Influential banking analyst Dick Bove said Citigroup's (C) stock jumping to a four-month high Tuesday reflects, in part, the growing realization that the bank is in the midst of a turnaround and a transformation to its pre-Sandy Weill days.
The bullishness on Citi, which was rescued by the U.S. government during the financial crisis, shows an “understanding that the company has in place the elements of a turnaround” and the ability to eventually produce earnings power in the “60-cent to 70-cent arena,” Bove, an analyst at Rochdale Securities, told FOX Business.com.
The U.S. government may be sharing in that view as FOX Business’s Charles Gasparino reported Tuesday that the Treasury Department is talking to Wall Street investment bankers about unloading its 27% stake in Citi as early as the spring. At the current price of $3.82 a share, a sale would give the U.S. a profit of more than $3.5 billion on its $25 billion investment in the bank.
Bove, who has a "neutral" rating on Citi, said he believes the government will unload its stake in the bank if its shares reach $4. The U.S. investment came at $3.25 a share.
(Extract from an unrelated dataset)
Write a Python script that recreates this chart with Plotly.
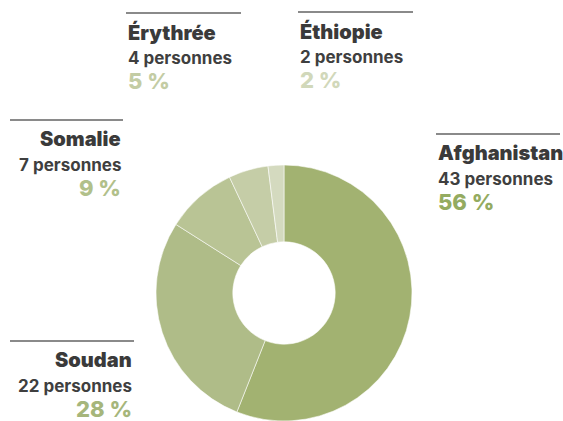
import plotly.graph_objects as go

W, H = 563, 421

countries = ["Afghanistan", "Soudan", "Somalie", "Érythrée", "Éthiopie"]
persons = [43, 22, 7, 4, 2]
percents = [56, 28, 9, 5, 2]
slice_colors = ["#a2b271", "#afbc88", "#b9c495", "#c5cda7", "#d4dabf"]
pct_colors = ["#94ab60", "#a6b67b", "#b1c08a", "#c3cca4", "#d1d8ba"]

# label block placement (px): x of line start/end, y of line, alignment
blocks = {
    "Afghanistan": dict(x0=436, x1=560, y=134, align="left"),
    "Soudan":      dict(x0=10, x1=134, y=341, align="right"),
    "Somalie":     dict(x0=10, x1=123, y=120, align="right"),
    "Érythrée":    dict(x0=126, x1=241, y=13, align="left"),
    "Éthiopie":    dict(x0=298, x1=413, y=12, align="left"),
}


def px(x):
    return x / W


def py(y):
    return 1 - y / H


fig = go.Figure()
fig.add_trace(go.Pie(
    labels=countries,
    values=percents,
    customdata=persons,
    hole=0.4,
    sort=False,
    direction="clockwise",
    rotation=0,
    marker=dict(colors=slice_colors, line=dict(color="rgba(255,255,255,0.7)", width=0.8)),
    textinfo="none",
    hovertemplate="%{label}: %{customdata} personnes (%{value} %)<extra></extra>",
    domain=dict(x=[px(156), px(412)], y=[0, py(165)]),
    showlegend=False,
))

shapes = []
annotations = []
for name, n, pct, col in zip(countries, persons, percents, pct_colors):
    b = blocks[name]
    shapes.append(dict(
        type="line", xref="paper", yref="paper",
        x0=px(b["x0"]), x1=px(b["x1"]), y0=py(b["y"]), y1=py(b["y"]),
        line=dict(color="#8a8a8a", width=2),
    ))
    xa = b["x0"] if b["align"] == "left" else b["x1"]
    rows = [
        (name, 19, 20, "#3a3a3a", 900),
        (f"{n} personnes", 45, 17, "#3f3f3f", 700),
        (f"{pct} %", 68, 22, col, 800),
    ]
    for text, dy, size, color, weight in rows:
        annotations.append(dict(
            text=text, xref="paper", yref="paper",
            x=px(xa), y=py(b["y"] + dy),
            xanchor=b["align"], yanchor="middle", showarrow=False,
            font=dict(family="Inter, Lato, sans-serif", size=size, color=color, weight=weight),
        ))

fig.update_layout(
    width=W, height=H,
    margin=dict(l=0, r=0, t=0, b=0),
    paper_bgcolor="white",
    plot_bgcolor="white",
    shapes=shapes,
    annotations=annotations,
)

fig.write_html("out.html", config={"displayModeBar": False},
               post_script="document.body.style.margin='0';")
“Until that stock hits the market, we’re afraid to put a 'buy' on it, said Bove, alluding to the fact a U.S. sale of roughly 7 billion shares would flood the market.
Citi wouldn’t comment on the movement of its stock, which was up 8.15% to its highest level since Dec. 14. The bank’s shares plummeted to as low as 99 cents a year ago.
Citi also received a boost from a CreditSights report that called the stock "just plain cheap" and a portfolio manager from Fairholme fund who told Fortune magazine "the price is right" in shares of Citi.
In any case, Bove was upbeat on Citi’s long-term prospects, especially considering a slew of asset sales it has made and ones that are in the pipeline.
“People fail to understand that Citigroup doesn’t exist anymore,” said Bove. By unloading most of the properties acquired under Weill, the architect of the conglomerate, Citi will look like it did “30 years ago, when it was a fairly successful company.”
In addition to Smith Barney, Citi has announced plans to sell its Japanese brokerage, German retail bank and Brazilian credit-card processing unit.
Bove said Citi isn’t reaching its earnings potential yet because the assets tied up in Citi Holdings, which holds its nonessential businesses and assets, are still racking up considerable losses. Once those holdings are unloaded, Bove said he sees Citi being able to earn 60 to 70 cents a share.
Market sentiment on Citi was also helped by Vikram Pandit’s performance last week before the Congressional Oversight Panel, which oversees the $700 billion TARP bailout, Bove said.